WITH A SEXY NEW ROLE IN ZACK SNYDER’S SUCKER PUNCH, 22-YEAR-OLD STARLET VANESSA HUDGENS¬†BEST KNOWN FOR HER PUPPY-LOVE ROMANCE WITH ZAC EFRON IS FINALLY SHEDDING HER SQUEAKY-CLEAN IMAGE IN DETAILS MAGAZINE MARCH ISSUE.Hudgens, now 22, has internalized the strict and soapy image-control politics impressed upon her by the studio of youth. We mostly know her only from movies.
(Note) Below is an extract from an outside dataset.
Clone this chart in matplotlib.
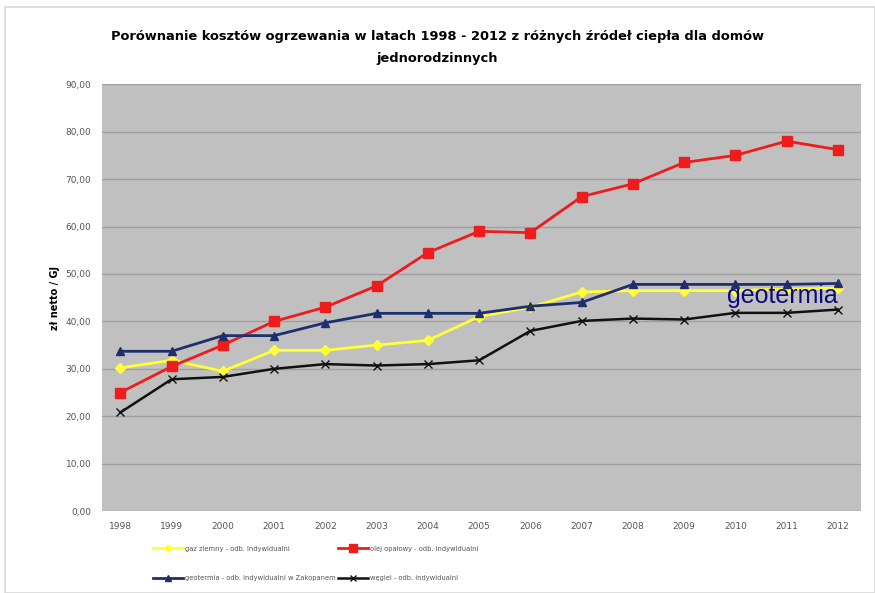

And face-wash ads. And paparazzi shots of lots of hand-holding. Symbolically save for the occasional salacious Google search return it’s as if her virginity is still intact.
Hudgens props her feet up on an adjacent potted plant, takes her feet down, kicks them up again. She runs her hand through her long black hair, pokes at the wad of blue gum she’s affixed to the lid of her coffee cup.

She raps her silver fingernails on her iPhone, then throws her arms in the air, retracts her shoulder blades, stretches, and grunts. Excessive fidgeting usually betrays some pathology. “I’m not nervous,” she says. “I’m excited. I get excited. I’m, like, a very hyper, energetic, crazy type of crazy. I have a lot going on. Always. I’ll dance on a table sober.”

Which is exactly the kind of reasonably burlesque thing Hudgens is doing in this month’s Sucker Punch, a Zack Snyder film about five female inmates escaping from an asylum that mashes up The Lord of the Rings, Showgirls, and Girl, Interrupted meaning we get a lot of crazy chicks wielding phallic weaponry and fighting dragons.
More recently, Hudgens has been filming the sequel to Journey to the Center of the Earth in Hawaii, improbably bonding with Michael Caine.

“He’s uh-mazing,” Hudgens says, habitually stretching that one word into two. “Not only is he uh-mazingly, stupidly talented, but he still kind of hits on me. All the time. If it was anybody else, I’d be like, ‘Who the hell do you think you are?’ But because it’s Michael Caine, I’m like, ‘Sock it to me more, baby, come on!’

Throughout this whole movie we’re trudging through the jungle. So, of course, we’re sweating. I can’t tell you how much time is spent putting oil on my chest. And Evian. Spraying Evian bottles on my chest and my arms and my forehead, but mostly my chest. Just to look like I’m sweating. But your boobs don’t really sweat, cleavage doesn’t sweat. So it’s kind of funny. But Michael’s always telling the makeup artists that he’ll take over and do it. I. Frickin’. Love. Him.”

Asking Hudgens about Efron yields a less detailed response. The way she delivers those nice-girl-just-got-hit-by-a-truck, post-breakup lines “We’re still friends,” “Who knows what the future will bring,” “We’re figuring things out” makes her sound like all the rest of the cake-eaters in here: hurt but hopeful.

“After the Oscars we were at Madonna’s party. Quentin Tarantino was there, and I was talking to him for a while, probably after a few drinks, and I told him, ‘We’ve gotta do something together.’ And he was like, ‘I would love to. That would be really great.’ So it’s been put out there,” Hudgens says. “Slowly, I’ve gained balls. I used to be very shy.”